Speaker
Description
High-energy physics analyses involve complex computations over large, irregular, nested data structures. Libraries such as Awkward Array have demonstrated that the massive parallelism of GPUs can be applied to accelerate these analyses. However, today this requires significant expertise from both library developers and end users, who must navigate the low-level details of CUDA kernel programming—often writing kernels in Numba or CUDA C++ to get the job done.

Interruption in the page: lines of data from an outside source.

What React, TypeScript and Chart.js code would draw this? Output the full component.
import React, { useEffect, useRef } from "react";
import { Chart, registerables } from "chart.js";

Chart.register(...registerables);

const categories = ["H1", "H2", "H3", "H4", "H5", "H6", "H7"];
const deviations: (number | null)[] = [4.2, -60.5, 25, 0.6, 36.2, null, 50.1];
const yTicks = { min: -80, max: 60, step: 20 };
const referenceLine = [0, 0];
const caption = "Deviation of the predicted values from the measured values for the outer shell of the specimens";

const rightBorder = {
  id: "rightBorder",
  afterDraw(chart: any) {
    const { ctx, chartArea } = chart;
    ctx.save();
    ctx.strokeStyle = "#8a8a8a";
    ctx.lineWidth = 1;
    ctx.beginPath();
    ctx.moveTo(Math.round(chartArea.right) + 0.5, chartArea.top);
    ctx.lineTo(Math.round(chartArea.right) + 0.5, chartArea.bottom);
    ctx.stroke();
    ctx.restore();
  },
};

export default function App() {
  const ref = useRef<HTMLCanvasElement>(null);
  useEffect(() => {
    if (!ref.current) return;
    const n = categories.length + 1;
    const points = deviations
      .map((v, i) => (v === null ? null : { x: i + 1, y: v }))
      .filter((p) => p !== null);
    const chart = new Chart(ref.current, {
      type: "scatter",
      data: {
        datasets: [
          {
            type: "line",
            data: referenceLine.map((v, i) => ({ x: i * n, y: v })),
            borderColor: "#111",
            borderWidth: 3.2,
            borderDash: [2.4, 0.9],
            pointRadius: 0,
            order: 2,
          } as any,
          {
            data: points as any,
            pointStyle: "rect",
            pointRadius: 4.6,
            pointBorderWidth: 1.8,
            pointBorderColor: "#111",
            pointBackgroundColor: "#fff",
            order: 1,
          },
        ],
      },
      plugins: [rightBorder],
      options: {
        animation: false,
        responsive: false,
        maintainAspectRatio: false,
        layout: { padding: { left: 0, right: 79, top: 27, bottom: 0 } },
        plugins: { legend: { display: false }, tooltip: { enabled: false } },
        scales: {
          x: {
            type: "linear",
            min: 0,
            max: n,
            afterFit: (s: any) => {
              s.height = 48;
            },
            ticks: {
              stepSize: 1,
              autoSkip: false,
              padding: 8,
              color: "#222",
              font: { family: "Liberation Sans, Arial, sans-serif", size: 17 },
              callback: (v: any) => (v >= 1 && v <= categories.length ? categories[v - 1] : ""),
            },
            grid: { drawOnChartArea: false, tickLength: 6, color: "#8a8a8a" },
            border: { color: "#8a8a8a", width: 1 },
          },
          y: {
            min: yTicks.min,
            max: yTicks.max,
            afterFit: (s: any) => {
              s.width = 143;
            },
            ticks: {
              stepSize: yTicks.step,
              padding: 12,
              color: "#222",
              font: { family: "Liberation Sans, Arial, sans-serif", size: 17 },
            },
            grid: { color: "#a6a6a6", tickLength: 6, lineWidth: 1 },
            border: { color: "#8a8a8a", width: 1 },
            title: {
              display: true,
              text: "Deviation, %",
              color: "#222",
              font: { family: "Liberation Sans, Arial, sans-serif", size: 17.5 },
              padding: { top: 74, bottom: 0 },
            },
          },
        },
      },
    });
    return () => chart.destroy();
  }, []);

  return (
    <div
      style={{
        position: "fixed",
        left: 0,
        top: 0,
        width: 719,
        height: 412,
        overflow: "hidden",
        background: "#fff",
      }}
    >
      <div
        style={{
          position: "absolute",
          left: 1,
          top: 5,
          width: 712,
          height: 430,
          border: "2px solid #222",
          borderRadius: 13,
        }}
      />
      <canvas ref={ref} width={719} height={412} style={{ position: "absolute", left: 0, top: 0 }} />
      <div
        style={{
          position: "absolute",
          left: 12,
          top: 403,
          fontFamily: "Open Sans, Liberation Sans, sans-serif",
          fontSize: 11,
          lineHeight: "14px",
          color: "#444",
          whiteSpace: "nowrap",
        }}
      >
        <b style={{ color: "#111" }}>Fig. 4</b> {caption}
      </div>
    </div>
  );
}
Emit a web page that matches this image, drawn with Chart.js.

This tutorial introduces the CUDA Core Compute Libraries for Python (cuda-cccl), designed to simplify parallel programming on NVIDIA GPUs. It exposes parallel primitives such as reduce, sort and histogram, and tools to combine them into more complex algorithms. In particular, algorithms can be segmented to achieve efficient event-level parallelism crucial to HEP analyses. These enable Python developers to compose high-performance GPU algorithms that result in efficient, fused kernels, without ever leaving Python or writing low-level CUDA.
This tutorial is for both maintainers of Python libraries like Awkward and analysts interested in speeding up algorithms for HEP analysis with GPUs. Participants will understand how to use cuda-cccl to develop optimized GPU algorithms purely from Python, and how to make GPU acceleration more accessible and maintainable across the HEP ecosystem.